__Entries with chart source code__

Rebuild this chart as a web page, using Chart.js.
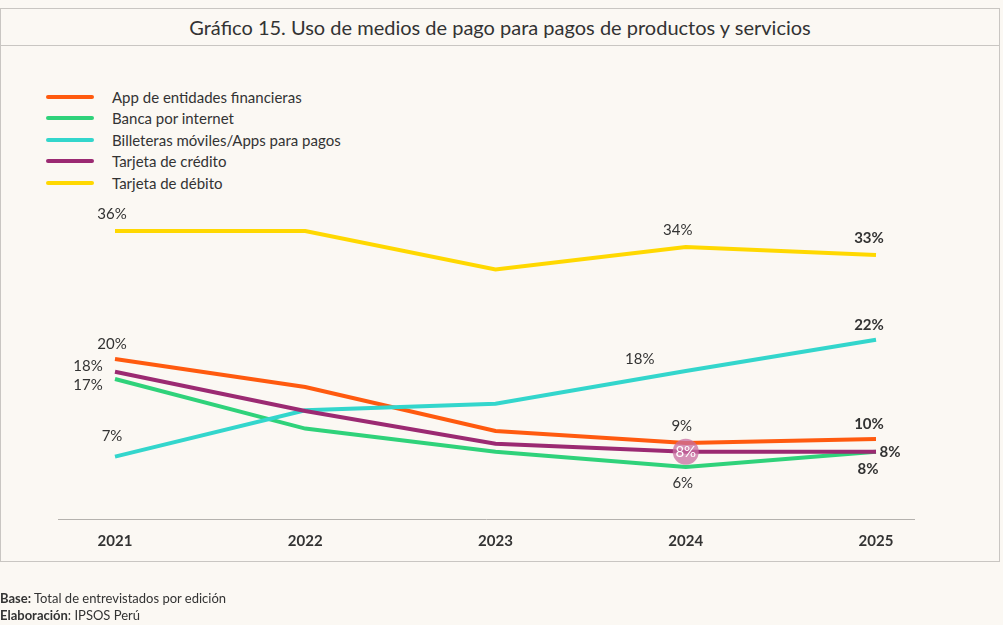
<!DOCTYPE html>
<html><head><meta charset="utf-8">
<script src="https://cdn.jsdelivr.net/npm/chart.js@4"></script>
<style>
  body { margin:0; width:1003px; height:625px; background:#fbf8f3; font-family:Lato, "Open Sans", sans-serif; position:relative; overflow:hidden; }
  #box { position:absolute; left:0; top:8px; width:1000px; height:554px; border:1px solid #c9c6c2; box-sizing:border-box; }
  #title { position:absolute; left:0; top:8px; width:1000px; height:38px; border:1px solid #c9c6c2; box-sizing:border-box; text-align:center; font-size:20px; line-height:36px; color:#333; }
  #legend { position:absolute; left:46px; top:86px; font-size:15px; color:#333; }
  .li { height:21.5px; display:flex; align-items:center; }
  .sw { width:48px; height:4px; border-radius:2px; margin-right:18px; }
  #foot { position:absolute; left:0; top:590px; font-size:13px; color:#333; line-height:17px; }
  canvas { position:absolute; left:0; top:0; }
</style></head>
<body>
<div id="box"></div>
<div id="title">Gráfico 15. Uso de medios de pago para pagos de productos y servicios</div>
<div id="legend"></div>
<div style="position:absolute;left:0;top:0;width:1003px;height:625px"><canvas id="c"></canvas></div>
<div id="foot"><b>Base:</b> Total de entrevistados por edición<br><b>Elaboración</b>: IPSOS Perú</div>
<script>
// data
const years = ["2021", "2022", "2023", "2024", "2025"];
const seriesNames = ["App de entidades financieras", "Banca por internet", "Billeteras móviles/Apps para pagos", "Tarjeta de crédito", "Tarjeta de débito"];
const seriesColors = ["#ff5a0f", "#2fd27a", "#33d6cc", "#9b2a72", "#ffd800"];
const appFin = [20, 16.5, 11, 9.5, 10];
const banca = [17.5, 11.3, 8.4, 6.5, 8.4];
const billeteras = [7.8, 13.6, 14.4, 18.5, 22.4];
const credito = [18.4, 13.5, 9.4, 8.4, 8.4];
const debito = [36, 36, 31.2, 34, 33];
const allSeries = [appFin, banca, billeteras, credito, debito];

// labels: [series index, year index, text, dx, dy, bold]
const pointLabels = [
  [4, 0, "36%", -3, -17, false], [0, 0, "20%", -3, -15, false], [3, 0, "18%", -27, -6, false],
  [1, 0, "17%", -27, 6, false], [2, 0, "7%", -3, -20, false],
  [4, 3, "34%", -8, -17, false], [2, 3, "18%", -46, -12, false], [0, 3, "9%", -4, -17, false],
  [1, 3, "6%", -3, 16, false],
  [4, 4, "33%", -7, -17, true], [2, 4, "22%", -7, -15, true], [0, 4, "10%", -7, -15, true],
  [3, 4, "8%", 14, 0, true], [1, 4, "8%", -8, 17, true]
];

const leg = document.getElementById("legend");
seriesNames.forEach((n, i) => {
  leg.innerHTML += `<div class="li"><span class="sw" style="background:${seriesColors[i]}"></span>${n}</div>`;
});

const decor = {
  id: "decor",
  afterDatasetsDraw(chart) {
    const ctx = chart.ctx, x = chart.scales.x, y = chart.scales.y;
    ctx.save();
    ctx.strokeStyle = "#b5b2ae"; ctx.lineWidth = 1;
    ctx.beginPath(); ctx.moveTo(58, y.getPixelForValue(0) + 0.5); ctx.lineTo(915, y.getPixelForValue(0) + 0.5); ctx.stroke();
    ctx.fillStyle = "#333"; ctx.textAlign = "center"; ctx.textBaseline = "middle";
    ctx.font = "bold 15px Lato";
    years.forEach((yr, i) => ctx.fillText(yr, x.getPixelForValue(i), 541));
    // highlight circle for credit 2024
    const cx = x.getPixelForValue(3), cy = y.getPixelForValue(credito[3]);
    ctx.fillStyle = "rgba(200,110,160,0.75)";
    ctx.beginPath(); ctx.arc(cx, cy, 13, 0, Math.PI * 2); ctx.fill();
    ctx.fillStyle = "#fff"; ctx.font = "15px Lato";
    ctx.fillText("8%", cx, cy);
    ctx.fillStyle = "#333";
    pointLabels.forEach(([s, i, t, dx, dy, b]) => {
      ctx.font = (b ? "bold " : "") + "15px Lato";
      ctx.fillText(t, x.getPixelForValue(i) + dx, y.getPixelForValue(allSeries[s][i]) + dy);
    });
    ctx.restore();
  }
};

new Chart(document.getElementById("c"), {
  type: "line",
  data: {
    labels: years,
    datasets: allSeries.map((d, i) => ({
      label: seriesNames[i], data: d, borderColor: seriesColors[i],
      borderWidth: 4, pointRadius: 0, tension: 0, order: 4 - i
    }))
  },
  options: {
    responsive: true, maintainAspectRatio: false, animation: false,
    layout: { padding: { left: 115, right: 127, top: 159, bottom: 106 } },
    plugins: { legend: { display: false }, tooltip: { enabled: false } },
    scales: {
      x: { display: false },
      y: { display: false, min: 0, max: 45 }
    }
  },
  plugins: [decor]
});
</script>
</body></html>
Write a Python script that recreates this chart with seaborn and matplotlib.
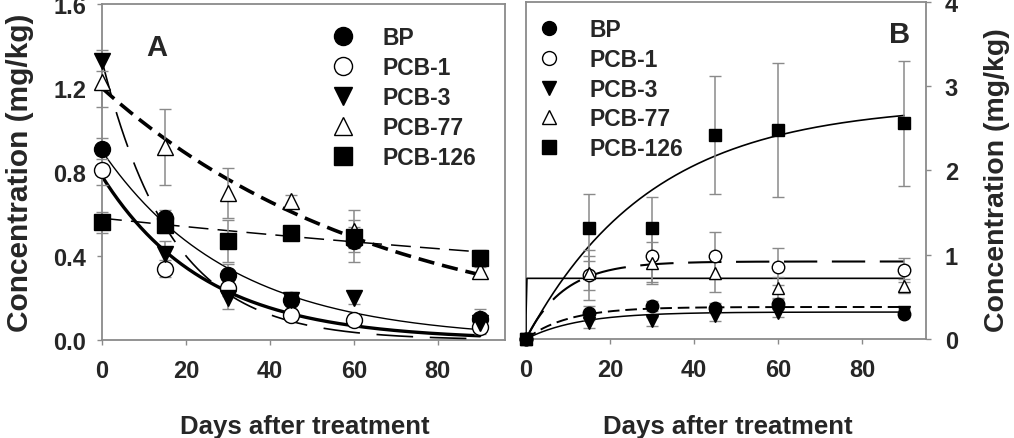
import numpy as np
import pandas as pd
import seaborn as sns
import matplotlib.pyplot as plt
from matplotlib.lines import Line2D

# ---------------------------------------
# 1. Data
# ---------------------------------------
days = [0, 15, 30, 45, 60, 90]
compounds = ["BP", "PCB-1", "PCB-3", "PCB-77", "PCB-126"]

# Panel A - concentration (mg/kg)
a_bp = [0.91, 0.58, 0.31, 0.19, 0.47, 0.10]
a_pcb1 = [0.81, 0.34, 0.25, 0.12, 0.095, 0.06]
a_pcb3 = [1.33, 0.41, 0.20, 0.19, 0.20, 0.08]
a_pcb77 = [1.23, 0.92, 0.70, 0.66, 0.52, 0.33]
a_pcb126 = [0.56, 0.55, 0.47, 0.51, 0.49, 0.39]

a_bp_err = [0.05, 0.04, 0.05, 0.04, 0.10, 0.05]
a_pcb1_err = [0.07, 0.04, 0.04, 0.03, 0.03, 0.03]
a_pcb3_err = [0.05, 0.06, 0.05, 0.03, 0.03, 0.03]
a_pcb77_err = [0.12, 0.18, 0.12, 0.03, 0.10, 0.03]
a_pcb126_err = [0.05, 0.04, 0.10, 0.03, 0.05, 0.04]

# Panel B - concentration (mg/kg)
b_bp = [0.0, 0.31, 0.39, 0.37, 0.42, 0.30]
b_pcb1 = [0.0, 0.76, 0.98, 0.99, 0.86, 0.82]
b_pcb3 = [0.0, 0.19, 0.21, 0.27, 0.31, 0.32]
b_pcb77 = [0.0, 0.78, 0.90, 0.78, 0.61, 0.63]
b_pcb126 = [0.0, 1.32, 1.32, 2.42, 2.48, 2.56]

b_bp_err = [0.0, 0.08, 0.06, 0.06, 0.06, 0.04]
b_pcb1_err = [0.0, 0.30, 0.30, 0.28, 0.22, 0.14]
b_pcb3_err = [0.0, 0.06, 0.05, 0.06, 0.05, 0.04]
b_pcb77_err = [0.0, 0.20, 0.25, 0.22, 0.12, 0.08]
b_pcb126_err = [0.0, 0.40, 0.37, 0.70, 0.80, 0.74]

# fitted first-order models: A decay c0*exp(-k t), B uptake a*(1-exp(-k t))
a_fit_c0 = [0.90, 0.78, 1.33, 1.20, 0.58]
a_fit_k = [0.0323, 0.0407, 0.060, 0.0150, 0.0036]
b_fit_a = [0.38, 0.92, 0.32, 0.72, 2.79]
b_fit_k = [0.10, 0.11, 0.08, 50.0, 0.0335]

# ---------------------------------------
# 2. Theme
# ---------------------------------------
sns.set_theme(style="white")
plt.rcParams["font.family"] = ["Liberation Sans", "DejaVu Sans"]
plt.rcParams["font.weight"] = "bold"

GRAY = "#8a8a8a"
markers = {"BP": ("o", "black"), "PCB-1": ("o", "white"), "PCB-3": ("v", "black"),
           "PCB-77": ("^", "white"), "PCB-126": ("s", "black")}

fig = plt.figure(figsize=(10.14, 4.39), dpi=100)
axA = fig.add_axes([0.1006, 0.2232, 0.3974, 0.7654])
axB = fig.add_axes([0.5187, 0.2255, 0.3945, 0.7677])

t = np.concatenate([[0.0], np.linspace(0.01, 90, 400)])


def style_axes(ax, right=False):
    for s in ax.spines.values():
        s.set_color(GRAY)
        s.set_linewidth(1.3)
    ax.tick_params(direction="out", length=3.5, width=1, color=GRAY,
                   labelsize=17, bottom=True, left=not right, right=right,
                   labelleft=not right, labelright=right)
    ax.tick_params(axis="x", pad=10)
    ax.tick_params(axis="y", pad=8 if not right else 10)
    for lab in ax.get_xticklabels() + ax.get_yticklabels():
        lab.set_fontweight("bold")


def draw_points(ax, series, errs, ms):
    for name, y, e in zip(compounds, series, errs):
        m, fc = markers[name]
        ax.errorbar(days, y, yerr=e, fmt=m, ms=ms, mfc=fc, mec="black",
                    mew=1.0, ecolor=GRAY, elinewidth=1.1, capsize=4,
                    capthick=1.1, clip_on=False, zorder=4)


def make_legend(ax, anchor, ms):
    handles = [Line2D([], [], ls="none", marker=markers[n][0], mfc=markers[n][1],
                      mec="black", ms=ms) for n in compounds]
    leg = ax.legend(handles, compounds, loc="upper left", bbox_to_anchor=anchor,
                    frameon=False, handlelength=1.0, handletextpad=1.25,
                    labelspacing=0.3, borderpad=0, borderaxespad=0,
                    prop={"size": 16.5, "weight": "bold"})
    return leg


# ---------------------------------------
# 3. Panel A - dissipation
# ---------------------------------------
a_styles = [dict(lw=1.0, ls="-"), dict(lw=2.4, ls="-"),
            dict(lw=1.2, ls=(0, (22, 10))), dict(lw=2.6, ls=(0, (4.5, 2.2))),
            dict(lw=1.1, ls=(0, (13, 6)))]
for name, c0, k, st in zip(compounds, a_fit_c0, a_fit_k, a_styles):
    fit = pd.DataFrame({"t": t, "c": c0 * np.exp(-k * t)})
    sns.lineplot(data=fit, x="t", y="c", ax=axA, color="black", zorder=3, **st)

draw_points(axA, [a_bp, a_pcb1, a_pcb3, a_pcb77, a_pcb126],
            [a_bp_err, a_pcb1_err, a_pcb3_err, a_pcb77_err, a_pcb126_err], 11.5)

axA.set_xlim(0, 96)
axA.set_ylim(0, 1.6)
axA.set_xticks([0, 20, 40, 60, 80])
axA.set_yticks([0.0, 0.4, 0.8, 1.2, 1.6])
axA.set_yticklabels(["0.0", "0.4", "0.8", "1.2", "1.6"])
axA.set_xlabel("")
axA.set_ylabel("")
style_axes(axA)
make_legend(axA, (0.569, 0.934), 13)
axA.text(0.136, 0.872, "A", transform=axA.transAxes, ha="center", va="center",
         fontsize=21, fontweight="bold")

# ---------------------------------------
# 4. Panel B - uptake
# ---------------------------------------
b_styles = [dict(lw=1.4, ls=(0, (6, 3))), dict(lw=1.5, ls=(0, (16, 7))),
            dict(lw=1.1, ls="-"), dict(lw=1.2, ls="-"), dict(lw=1.2, ls="-")]
for name, a, k, st in zip(compounds, b_fit_a, b_fit_k, b_styles):
    fit = pd.DataFrame({"t": t, "c": a * (1 - np.exp(-k * t))})
    sns.lineplot(data=fit, x="t", y="c", ax=axB, color="black", zorder=3, **st)

draw_points(axB, [b_bp, b_pcb1, b_pcb3, b_pcb77, b_pcb126],
            [b_bp_err, b_pcb1_err, b_pcb3_err, b_pcb77_err, b_pcb126_err], 9)

axB.set_xlim(0, 95.2)
axB.set_ylim(0, 4)
axB.set_xticks([0, 20, 40, 60, 80])
axB.set_yticks([0, 1, 2, 3, 4])
axB.set_xlabel("")
axB.set_ylabel("")
axB.yaxis.tick_right()
style_axes(axB, right=True)
make_legend(axB, (0.029, 0.953), 10)
axB.text(0.935, 0.905, "B", transform=axB.transAxes, ha="center", va="center",
         fontsize=21, fontweight="bold")

# ---------------------------------------
# 5. Axis titles
# ---------------------------------------
fig.text(20 / 1014, 1 - 173 / 439, "Concentration (mg/kg)", rotation=90,
         ha="center", va="center", fontsize=21.5, fontweight="bold")
fig.text(997 / 1014, 1 - 180 / 439, "Concentration (mg/kg)", rotation=90,
         ha="center", va="center", fontsize=20.5, fontweight="bold")
fig.text(305 / 1014, 1 - 427 / 439, "Days after treatment", ha="center",
         va="center", fontsize=18.5, fontweight="bold")
fig.text(728 / 1014, 1 - 427 / 439, "Days after treatment", ha="center",
         va="center", fontsize=18.5, fontweight="bold")

fig.savefig("out.png", dpi=100)
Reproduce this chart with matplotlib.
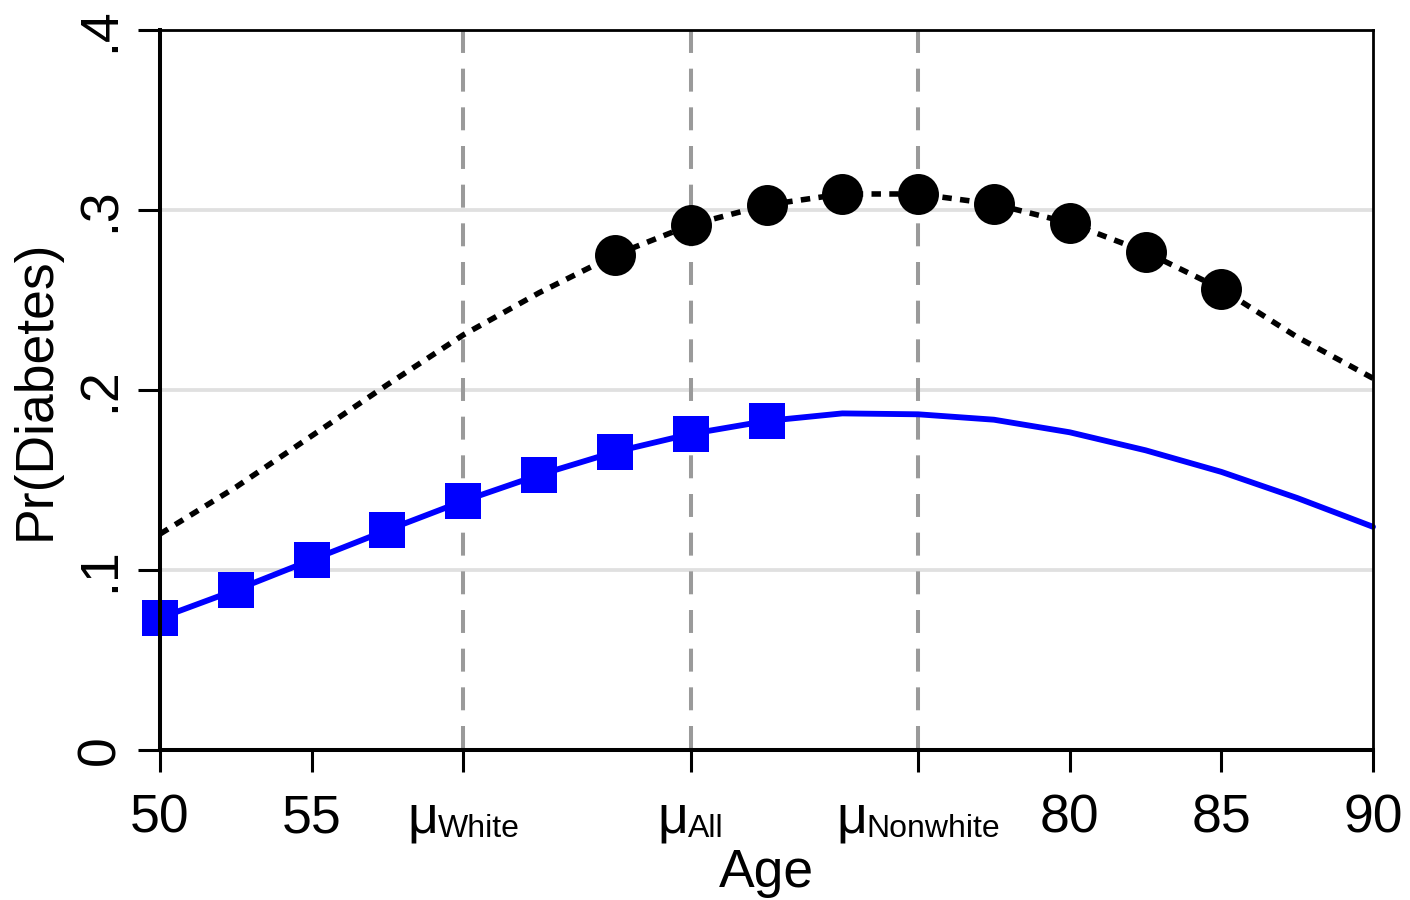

__Task brief__
Go up to the line with "Write a Python" and retype exactly from there through the line with "from matplotlib.lines import Line2D". Leave out pictures.

__Reply to the task__
Write a Python script that recreates this chart with seaborn and matplotlib.
import numpy as np
import pandas as pd
import seaborn as sns
import matplotlib.pyplot as plt
from matplotlib.lines import Line2D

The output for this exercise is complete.